In April, the European Court of Human Rights (ECHR) in Strasbourg issued an unprecedented judgment that said Bern had violated the human rights of a group of older Swiss women, the KlimaSeniorinnen, by failing to tackle climate change.
But Bern’s right-leaning upper house passed a non-binding motion this month blasting the court’s “judicial activism” and argued there was no reason to take further action because Switzerland was already doing enough.
Several lawmakers denounced the court’s “interference” in Swiss democracy and parliament’s largest party, the Swiss People’s Party (SVP), said it would back the motion. Several older women who brought the case to Strasbourg looked on, occasionally shaking their heads in disapproval.
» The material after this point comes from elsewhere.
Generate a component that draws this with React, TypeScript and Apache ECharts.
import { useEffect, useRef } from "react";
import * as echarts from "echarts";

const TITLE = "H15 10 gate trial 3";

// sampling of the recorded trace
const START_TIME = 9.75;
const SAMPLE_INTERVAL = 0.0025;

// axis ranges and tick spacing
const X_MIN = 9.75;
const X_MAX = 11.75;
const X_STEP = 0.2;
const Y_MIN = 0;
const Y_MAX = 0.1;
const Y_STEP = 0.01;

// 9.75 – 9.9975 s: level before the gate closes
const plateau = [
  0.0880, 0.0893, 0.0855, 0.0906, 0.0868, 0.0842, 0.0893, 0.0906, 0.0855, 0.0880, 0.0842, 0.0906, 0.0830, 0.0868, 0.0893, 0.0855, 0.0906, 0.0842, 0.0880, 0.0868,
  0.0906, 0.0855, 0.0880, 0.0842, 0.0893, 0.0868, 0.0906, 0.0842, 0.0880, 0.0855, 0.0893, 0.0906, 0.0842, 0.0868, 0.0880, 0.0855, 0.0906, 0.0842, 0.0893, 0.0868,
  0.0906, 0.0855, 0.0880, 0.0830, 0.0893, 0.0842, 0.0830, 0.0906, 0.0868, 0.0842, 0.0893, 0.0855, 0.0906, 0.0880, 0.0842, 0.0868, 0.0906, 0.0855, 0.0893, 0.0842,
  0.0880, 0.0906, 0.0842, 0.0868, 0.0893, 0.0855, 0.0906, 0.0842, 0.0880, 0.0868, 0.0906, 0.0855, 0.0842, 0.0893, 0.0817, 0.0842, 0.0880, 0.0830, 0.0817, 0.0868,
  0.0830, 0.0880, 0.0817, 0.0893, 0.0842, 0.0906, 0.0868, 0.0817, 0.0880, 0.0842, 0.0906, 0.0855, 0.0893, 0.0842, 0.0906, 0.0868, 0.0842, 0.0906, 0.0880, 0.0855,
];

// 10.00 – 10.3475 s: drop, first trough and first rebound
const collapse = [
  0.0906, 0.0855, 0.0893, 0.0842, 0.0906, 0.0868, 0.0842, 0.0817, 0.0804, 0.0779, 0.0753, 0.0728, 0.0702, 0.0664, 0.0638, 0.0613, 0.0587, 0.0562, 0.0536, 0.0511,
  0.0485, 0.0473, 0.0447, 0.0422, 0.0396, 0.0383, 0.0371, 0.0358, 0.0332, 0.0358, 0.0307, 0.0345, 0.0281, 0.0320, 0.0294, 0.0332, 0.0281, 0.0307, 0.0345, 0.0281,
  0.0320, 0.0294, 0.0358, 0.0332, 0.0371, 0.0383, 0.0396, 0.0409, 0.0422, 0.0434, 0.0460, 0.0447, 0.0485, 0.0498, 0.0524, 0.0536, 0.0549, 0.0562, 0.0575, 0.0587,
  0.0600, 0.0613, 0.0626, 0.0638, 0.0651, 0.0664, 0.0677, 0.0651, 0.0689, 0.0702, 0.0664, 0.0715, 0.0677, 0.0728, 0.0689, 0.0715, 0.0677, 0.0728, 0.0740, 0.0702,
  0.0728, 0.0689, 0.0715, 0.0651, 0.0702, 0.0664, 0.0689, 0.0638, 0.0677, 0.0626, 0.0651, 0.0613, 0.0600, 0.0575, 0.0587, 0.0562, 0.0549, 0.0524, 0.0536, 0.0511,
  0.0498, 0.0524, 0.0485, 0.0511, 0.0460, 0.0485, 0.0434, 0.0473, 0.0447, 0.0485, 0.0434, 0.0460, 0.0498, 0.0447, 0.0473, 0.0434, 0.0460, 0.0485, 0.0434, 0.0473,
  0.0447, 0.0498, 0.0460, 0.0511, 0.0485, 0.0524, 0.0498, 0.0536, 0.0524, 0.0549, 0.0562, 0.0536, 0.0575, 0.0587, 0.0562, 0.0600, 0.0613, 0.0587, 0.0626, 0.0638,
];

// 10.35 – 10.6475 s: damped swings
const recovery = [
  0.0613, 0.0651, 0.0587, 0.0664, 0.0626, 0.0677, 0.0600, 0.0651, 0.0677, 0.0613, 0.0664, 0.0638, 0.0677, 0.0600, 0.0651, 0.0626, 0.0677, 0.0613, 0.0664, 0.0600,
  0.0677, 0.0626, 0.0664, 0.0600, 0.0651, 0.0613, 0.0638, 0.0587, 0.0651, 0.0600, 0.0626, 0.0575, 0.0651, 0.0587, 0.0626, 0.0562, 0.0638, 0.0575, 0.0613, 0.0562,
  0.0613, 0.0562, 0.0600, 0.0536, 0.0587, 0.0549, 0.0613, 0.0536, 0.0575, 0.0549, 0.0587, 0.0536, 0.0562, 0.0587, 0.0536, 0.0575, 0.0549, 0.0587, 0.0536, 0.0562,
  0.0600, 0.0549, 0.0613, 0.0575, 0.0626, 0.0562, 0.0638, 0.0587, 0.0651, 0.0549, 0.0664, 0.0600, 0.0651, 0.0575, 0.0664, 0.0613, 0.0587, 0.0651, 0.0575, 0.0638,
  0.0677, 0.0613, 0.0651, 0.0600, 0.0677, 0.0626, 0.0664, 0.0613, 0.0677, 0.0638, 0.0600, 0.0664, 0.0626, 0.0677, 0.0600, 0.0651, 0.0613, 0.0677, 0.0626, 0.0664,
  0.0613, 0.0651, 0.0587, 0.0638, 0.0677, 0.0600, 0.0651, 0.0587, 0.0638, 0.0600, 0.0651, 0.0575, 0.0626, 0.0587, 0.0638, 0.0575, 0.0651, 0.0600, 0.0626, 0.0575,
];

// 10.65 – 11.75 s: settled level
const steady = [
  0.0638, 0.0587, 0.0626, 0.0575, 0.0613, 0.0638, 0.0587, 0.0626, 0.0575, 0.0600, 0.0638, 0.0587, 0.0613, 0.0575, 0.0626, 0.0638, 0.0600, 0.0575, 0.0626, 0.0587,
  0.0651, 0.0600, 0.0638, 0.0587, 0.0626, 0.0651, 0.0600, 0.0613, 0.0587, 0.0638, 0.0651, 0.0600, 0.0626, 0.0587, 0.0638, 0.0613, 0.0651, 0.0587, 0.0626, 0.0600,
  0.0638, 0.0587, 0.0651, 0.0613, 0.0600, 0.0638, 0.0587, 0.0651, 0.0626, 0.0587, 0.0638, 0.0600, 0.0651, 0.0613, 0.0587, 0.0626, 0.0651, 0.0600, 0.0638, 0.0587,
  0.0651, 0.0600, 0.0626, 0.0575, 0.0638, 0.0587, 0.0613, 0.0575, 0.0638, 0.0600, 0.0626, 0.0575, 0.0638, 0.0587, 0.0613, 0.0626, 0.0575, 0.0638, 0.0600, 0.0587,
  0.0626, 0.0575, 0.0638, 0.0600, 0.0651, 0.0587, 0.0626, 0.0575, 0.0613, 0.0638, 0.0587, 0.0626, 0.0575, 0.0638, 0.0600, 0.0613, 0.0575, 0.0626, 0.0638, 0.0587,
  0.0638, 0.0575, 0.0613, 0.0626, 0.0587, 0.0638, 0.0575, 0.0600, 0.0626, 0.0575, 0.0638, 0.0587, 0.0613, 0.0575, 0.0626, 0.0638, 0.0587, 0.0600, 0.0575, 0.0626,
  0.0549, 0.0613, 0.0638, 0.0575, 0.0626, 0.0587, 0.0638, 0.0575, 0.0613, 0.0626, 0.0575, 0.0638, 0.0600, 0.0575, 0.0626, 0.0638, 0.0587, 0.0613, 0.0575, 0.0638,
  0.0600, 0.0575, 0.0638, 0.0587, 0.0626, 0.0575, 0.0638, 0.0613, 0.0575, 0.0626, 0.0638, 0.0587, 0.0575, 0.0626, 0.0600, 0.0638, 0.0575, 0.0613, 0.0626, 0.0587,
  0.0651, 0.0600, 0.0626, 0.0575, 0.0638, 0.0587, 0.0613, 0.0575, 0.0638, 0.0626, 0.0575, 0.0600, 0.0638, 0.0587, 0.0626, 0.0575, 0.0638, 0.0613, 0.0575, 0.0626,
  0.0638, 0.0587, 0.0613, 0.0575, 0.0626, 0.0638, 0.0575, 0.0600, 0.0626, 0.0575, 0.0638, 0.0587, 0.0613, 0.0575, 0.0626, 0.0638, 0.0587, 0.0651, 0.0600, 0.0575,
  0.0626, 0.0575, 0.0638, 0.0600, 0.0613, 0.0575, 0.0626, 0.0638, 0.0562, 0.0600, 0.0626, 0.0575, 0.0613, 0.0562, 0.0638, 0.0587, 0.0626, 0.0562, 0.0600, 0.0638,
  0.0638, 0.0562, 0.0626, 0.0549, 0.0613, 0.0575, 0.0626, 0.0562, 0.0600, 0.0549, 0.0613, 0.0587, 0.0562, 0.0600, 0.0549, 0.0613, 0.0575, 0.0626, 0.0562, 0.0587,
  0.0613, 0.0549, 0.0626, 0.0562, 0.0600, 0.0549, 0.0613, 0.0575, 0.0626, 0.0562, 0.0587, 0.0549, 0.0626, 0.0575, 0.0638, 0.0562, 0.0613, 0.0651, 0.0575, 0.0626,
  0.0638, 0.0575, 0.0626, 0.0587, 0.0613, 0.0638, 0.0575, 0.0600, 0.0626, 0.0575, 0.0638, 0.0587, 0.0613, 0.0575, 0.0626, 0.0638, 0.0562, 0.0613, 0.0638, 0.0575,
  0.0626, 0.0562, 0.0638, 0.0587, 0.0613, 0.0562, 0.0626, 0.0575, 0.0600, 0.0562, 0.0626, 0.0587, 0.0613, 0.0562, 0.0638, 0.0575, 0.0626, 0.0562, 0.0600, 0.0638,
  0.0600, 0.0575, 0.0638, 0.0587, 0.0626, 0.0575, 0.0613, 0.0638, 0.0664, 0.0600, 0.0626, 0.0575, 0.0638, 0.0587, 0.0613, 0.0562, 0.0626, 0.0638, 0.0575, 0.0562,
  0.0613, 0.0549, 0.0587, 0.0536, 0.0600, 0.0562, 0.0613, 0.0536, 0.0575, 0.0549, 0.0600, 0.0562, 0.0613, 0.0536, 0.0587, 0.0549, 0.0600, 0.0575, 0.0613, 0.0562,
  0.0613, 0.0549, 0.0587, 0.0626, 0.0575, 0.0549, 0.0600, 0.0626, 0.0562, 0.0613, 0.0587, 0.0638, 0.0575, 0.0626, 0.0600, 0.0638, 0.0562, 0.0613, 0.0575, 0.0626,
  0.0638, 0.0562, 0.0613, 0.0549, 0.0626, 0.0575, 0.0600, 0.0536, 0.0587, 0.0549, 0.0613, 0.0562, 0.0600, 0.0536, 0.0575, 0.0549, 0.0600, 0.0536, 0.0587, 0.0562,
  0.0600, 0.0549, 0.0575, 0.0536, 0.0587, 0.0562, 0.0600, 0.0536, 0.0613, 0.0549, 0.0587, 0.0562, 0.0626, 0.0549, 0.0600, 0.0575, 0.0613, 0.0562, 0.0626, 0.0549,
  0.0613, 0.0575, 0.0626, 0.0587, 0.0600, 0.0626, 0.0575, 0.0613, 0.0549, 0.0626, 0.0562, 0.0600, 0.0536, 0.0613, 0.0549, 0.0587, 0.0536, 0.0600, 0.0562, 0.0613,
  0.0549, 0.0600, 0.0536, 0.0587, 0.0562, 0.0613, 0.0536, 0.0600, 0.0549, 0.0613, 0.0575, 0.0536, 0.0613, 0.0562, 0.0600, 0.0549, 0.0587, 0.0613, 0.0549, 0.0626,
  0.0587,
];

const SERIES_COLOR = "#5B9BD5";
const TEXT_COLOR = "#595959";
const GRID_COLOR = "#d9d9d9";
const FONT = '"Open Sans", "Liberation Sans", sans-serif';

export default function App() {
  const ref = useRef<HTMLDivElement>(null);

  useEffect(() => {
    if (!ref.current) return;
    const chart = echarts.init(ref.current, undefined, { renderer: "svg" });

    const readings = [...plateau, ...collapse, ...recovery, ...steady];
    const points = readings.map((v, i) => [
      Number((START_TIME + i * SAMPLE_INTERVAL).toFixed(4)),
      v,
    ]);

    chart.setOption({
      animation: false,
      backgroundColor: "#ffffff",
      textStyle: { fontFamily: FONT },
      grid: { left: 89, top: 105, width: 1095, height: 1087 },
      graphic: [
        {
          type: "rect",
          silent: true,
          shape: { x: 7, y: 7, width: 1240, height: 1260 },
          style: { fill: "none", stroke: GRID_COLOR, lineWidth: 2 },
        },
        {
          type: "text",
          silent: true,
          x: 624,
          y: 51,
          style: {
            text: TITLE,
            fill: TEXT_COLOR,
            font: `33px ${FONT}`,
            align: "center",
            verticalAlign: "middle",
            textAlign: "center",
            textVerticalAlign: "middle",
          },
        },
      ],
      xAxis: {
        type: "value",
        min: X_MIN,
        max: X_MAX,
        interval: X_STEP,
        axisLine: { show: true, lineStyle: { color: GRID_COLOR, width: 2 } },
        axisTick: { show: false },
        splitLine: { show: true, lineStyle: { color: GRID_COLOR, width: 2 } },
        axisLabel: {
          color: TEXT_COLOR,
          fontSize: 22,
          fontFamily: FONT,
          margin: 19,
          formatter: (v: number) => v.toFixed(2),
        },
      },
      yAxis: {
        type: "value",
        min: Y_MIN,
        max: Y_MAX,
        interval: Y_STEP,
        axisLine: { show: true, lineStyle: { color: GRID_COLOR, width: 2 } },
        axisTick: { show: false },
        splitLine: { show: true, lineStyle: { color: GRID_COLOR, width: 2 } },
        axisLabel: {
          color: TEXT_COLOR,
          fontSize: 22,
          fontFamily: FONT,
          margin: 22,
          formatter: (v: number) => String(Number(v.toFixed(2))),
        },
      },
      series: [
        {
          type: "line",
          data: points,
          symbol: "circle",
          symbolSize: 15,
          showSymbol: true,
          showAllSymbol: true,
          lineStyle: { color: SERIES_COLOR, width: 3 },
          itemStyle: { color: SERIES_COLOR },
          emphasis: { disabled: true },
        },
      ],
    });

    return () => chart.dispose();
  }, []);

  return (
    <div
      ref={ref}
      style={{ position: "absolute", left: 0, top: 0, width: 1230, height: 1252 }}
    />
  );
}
While the governing Federal Council is free to break with parliament, the environment minister, one of its members, has also appeared to play down the ruling.
Isabela Keuschnigg, legal researcher with the London School of Economics, said that if the government refused to implement the ruling, it could “set a concerning precedent, undermining the role of legal oversight in democratic governance”.
Such an act, if formalised, would be unprecedented in the Council of Europe.
But it would also be evidence of political pushback against international climate action, especially after broad far-right gains in this month’s European parliament election.
The case is part of a raft of climate litigation moving through world courts. Latin America’s human rights court is set to issue an advisory opinion later this year after staging hearings across the region.
The ECtHR is the first regional court to hand down a climate ruling, in this case setting a sweeping precedent for all 46 signatories of the European Convention on Human Rights.
Bern must now tell the Council of Europe, to which the court belongs, by October how it will implement the decision.
No member state has ever refused to implement a judgment, said Council of Europe spokesperson Andrew Cutting, although he stressed that the Swiss case was at a “very early stage” of implementation. A committee of the Council meets four times a year to monitor compliance with ECtHR rulings.
Those affected by rulings can raise complaints and, in exceptional cases, the committee can refer these back to the ECtHR. This has happened only twice in the court’s 65-year history.
AUTHORITY OF INTERNATIONAL COURTS QUESTIONED
Still, it is not unusual for countries to be slow to implement ECtHR rulings, said Joana Setzer, a climate litigation expert at the LSE.
According to the European Implementation Network, nearly half of the main judgments handed down by the court in the last decade are still awaiting implementation, taking on average over six years.
If Bern does not comply, legal experts say it risks emboldening critics to push back in policy areas where national legislatures are coming into conflict with supranational bodies. “Certain countries will try to use the Swiss resistance to say, ‘If Switzerland does not implement, then why should we?'” said Helen Keller, a Swiss former judge at the ECHR.
British officials this year hinted at leaving the Convention, which the Strasbourg court oversees, due to differences over London’s plan to deport irregular migrants to Rwanda.
Still, legal experts said it remained unlikely the Swiss case would trigger a mass exodus. The LSE’s Setzer said there would be “significant political and social repercussions” for those countries.
Expulsion from the Council of Europe is also a possibility in extreme cases. Russia was expelled in March 2022 after its full-scale invasion of Ukraine.